Andererseits schafft der Roman eine futuristische Atmosphäre, die Parallelen zu George Orwells Roman 1984 weckt. Technologische Überwachung, permanente Erfassbarkeit und die Architektur eines Staates, der durch Sichtbarkeit kontrolliert, bilden das Grundgerüst der erzählten Welt. Diese Anleihen sind so präsent, dass sie das gesamte Setting dominieren und klar in die Tradition dystopischer Überwachungsromane treten.

Gerade weil der Roman sich so deutlich auf Kafka und Orwell bezieht, entsteht die Erwartung, dass er diesen bekannten Motiven entweder etwas Neues hinzufügt oder sie sprachlich in besonderer Weise transformiert. Beides geschieht kaum. Die Handlung folgt vertrauten Mustern, viele Passagen ziehen sich, und die Spannung verliert sich in Wiederholungen. Die Sprache bleibt konventionell, ohne besondere Präzision, Bildkraft oder eigene Handschrift.
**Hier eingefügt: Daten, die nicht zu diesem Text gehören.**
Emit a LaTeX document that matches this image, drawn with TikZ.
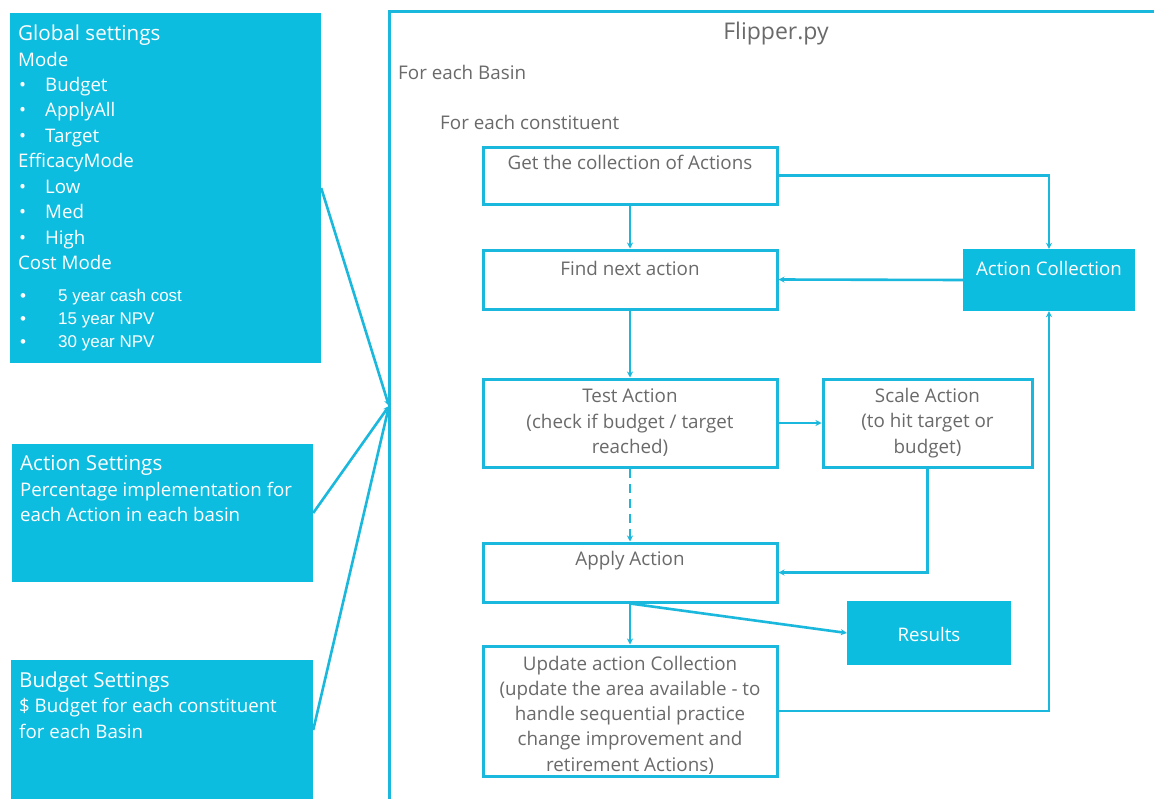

Auch die politische Kritik wirkt bekannt und wenig überraschend. Überwachungsmechanismen und technokratische Härte werden zwar thematisiert, jedoch eher direkt als vielschichtig ausgestaltet. Statt neue Ambivalenzen zu eröffnen, bleiben die politischen Aussagen vorhersehbar und klar.

Vor diesem Hintergrund fällt es schwer nachzuvollziehen, warum viele Kritiken so positiv ausgefallen sind. Der Roman wird vielerorts als originell oder besonders relevant beschrieben, doch im Text selbst ist davon wenig zu erkennen. Die starke Resonanz hebt Aspekte hervor, die tatsächlich konventionell und wenig innovativ bleiben. Gerade deshalb entsteht ein gewisses Unverständnis, da Anspruch, Kritik und erzählerische Umsetzung nicht recht zusammenpassen.

Weil sich Dream Hotel auf zwei der bekanntesten systemkritischen Erzähltraditionen bezieht, hätte es einen neuen Zugriff, sprachlich oder strukturell, gebraucht. Da dieser ausbleibt, wirkt der Roman insgesamt konventionell und eher uninspiriert. Eine solide Lektüre, die aber weder Spannung erzeugt noch neue Gedanken anbietet.